Jika benar, maka dunia anak-anak akan diwarnai oleh kehadiran sosok digital yang nyaris tak pernah tidur dan selalu siap membantu.

Ada optimisme besar di sana: anak-anak bisa belajar lebih cepat, menemukan jawaban tanpa batas, dan tumbuh dengan dukungan teknologi cerdas. Tapi ada pula bayang-bayang cemas: tentang privasi, ketergantungan, dan kemungkinan bahwa anak-anak belajar mempercayai mesin lebih daripada orang tuanya sendiri.

Bagi Altman, menjadi ayah mengubah perspektifnya.

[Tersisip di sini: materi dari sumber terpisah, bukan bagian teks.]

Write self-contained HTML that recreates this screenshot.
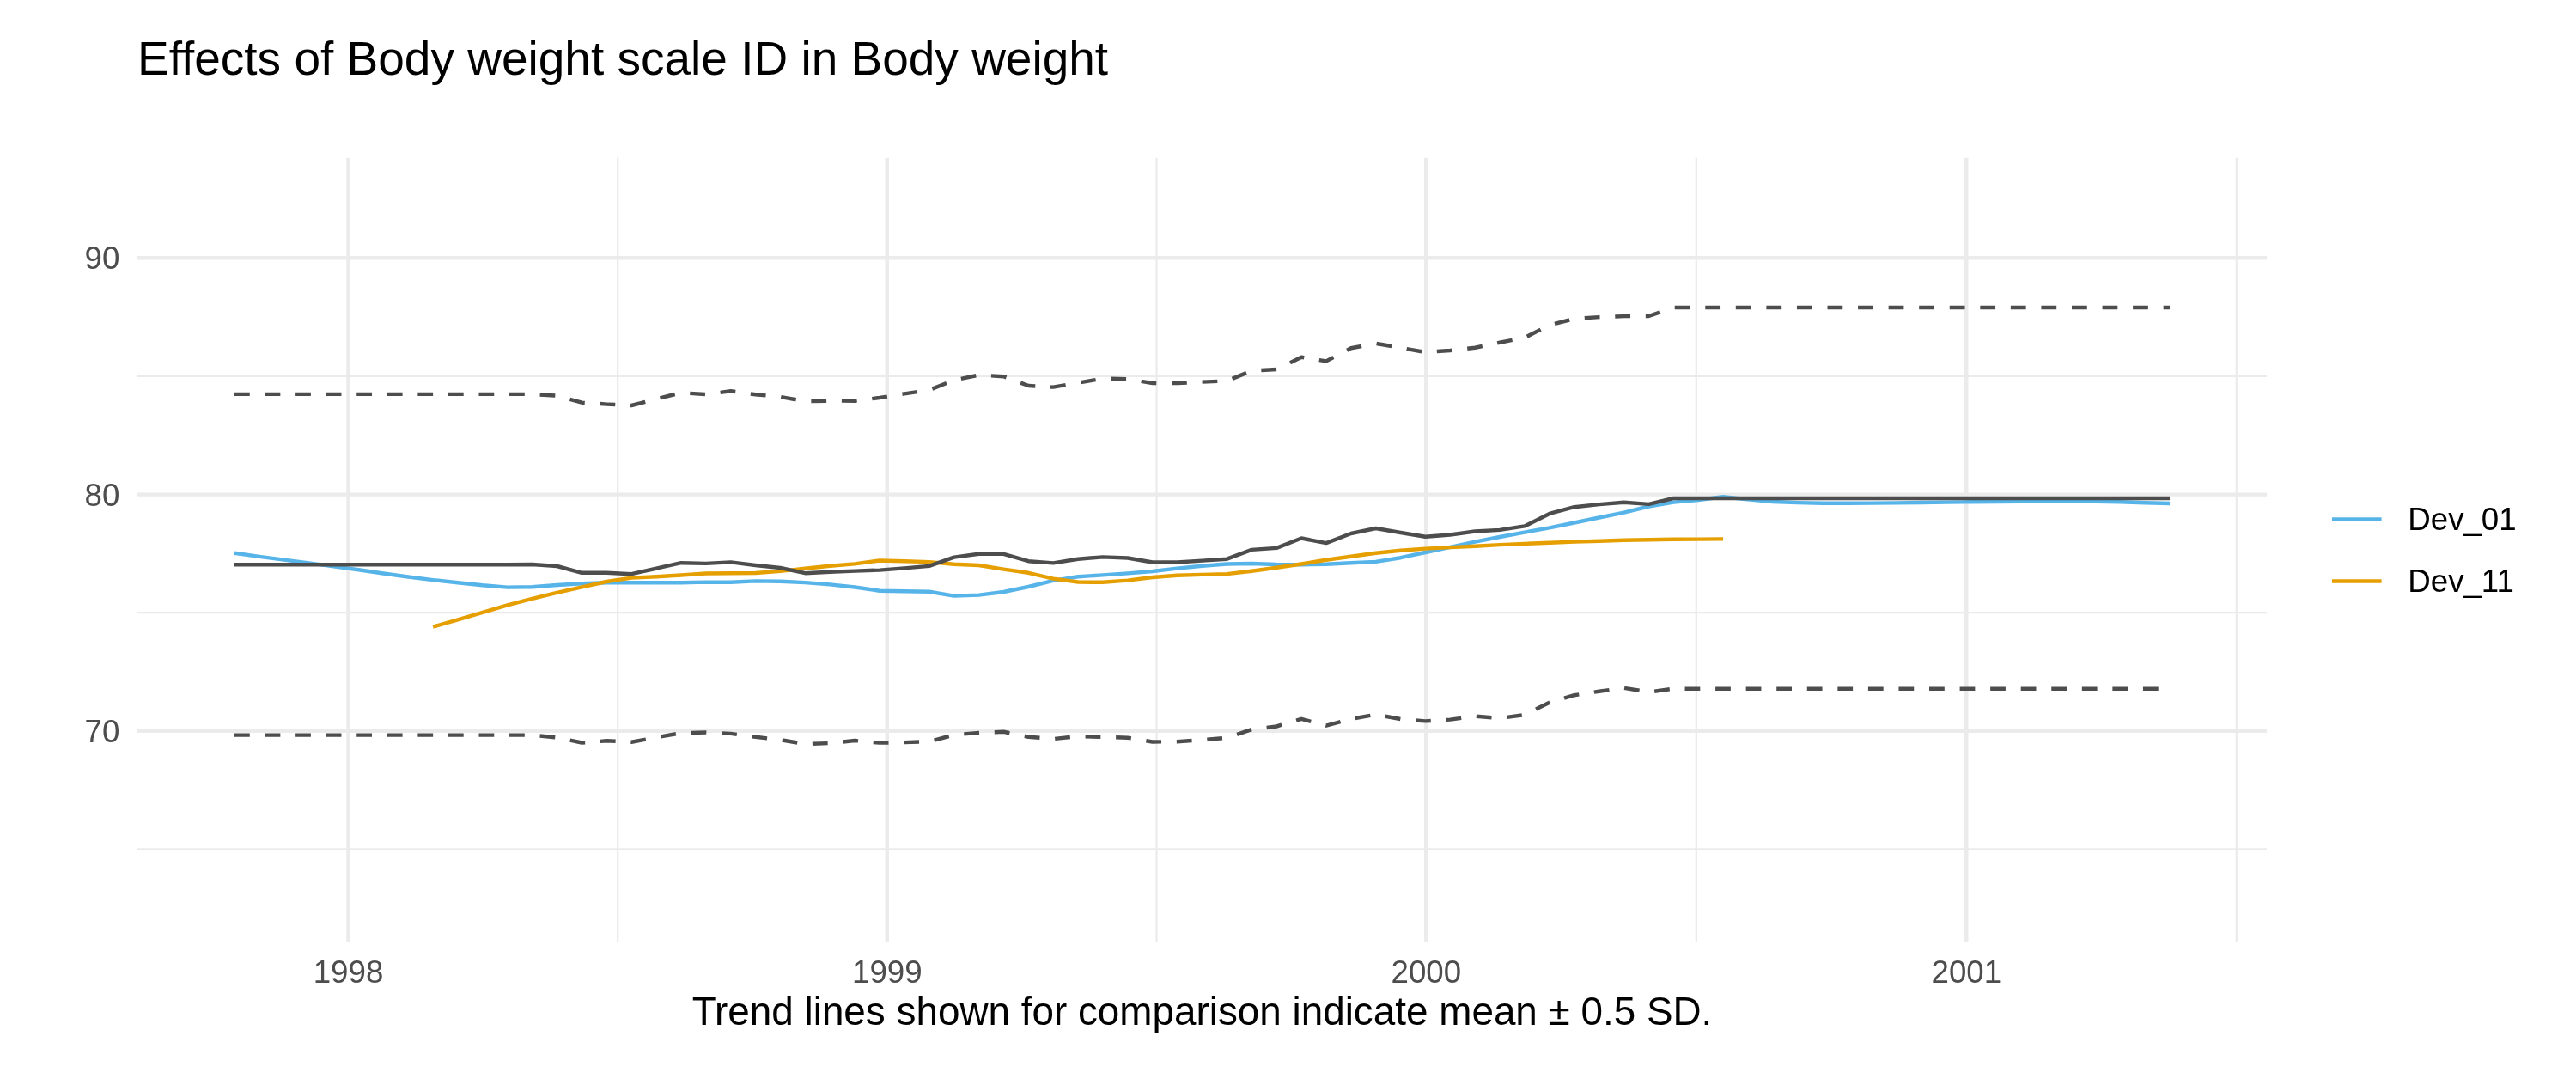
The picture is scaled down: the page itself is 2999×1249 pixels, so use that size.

Ketika ditanya apakah ia akan menekan sebuah tombol yang memberi anaknya kehidupan terbaik, tapi juga membawa risiko kehancuran 10 persen, ia menjawab dengan tegas: tidak.

Jawaban itu sederhana, tapi sarat makna. Karena sejatinya, pengembangan AI hari ini adalah semacam tombol merah. Dan banyak pihak, termasuk Altman, sedang bergulat dengan pertanyaan etis: seberapa jauh kita siap membiarkan mesin-mesin ini mengambil peran dalam kehidupan generasi mendatang?

Yang pasti, anak-anak kita akan tumbuh dalam dunia yang sangat berbeda. Dunia di mana pekerjaan mereka mungkin dilakukan bersama, atau bahkan oleh, AI. Dunia di mana kreativitas mereka bisa dipertajam oleh algoritma, atau malah dikaburkan oleh batasan mesin.

Altman tidak menyuguhkan solusi pasti. Tapi ia mengingatkan satu hal penting: kita tidak bisa hanya membicarakan teknologi. Kita harus membicarakan masa depan anak-anak kita—apa yang ingin kita wariskan, dan siapa yang seharusnya mengambil keputusan atas nama mereka.

Dan mungkin, pada akhirnya, tugas kita bukan mencegah anak-anak hidup berdampingan dengan AI. Tapi memastikan bahwa di tengah kecanggihan algoritma dan derasnya data, mereka tetap tumbuh sebagai manusia. Sepenuhnya manusia.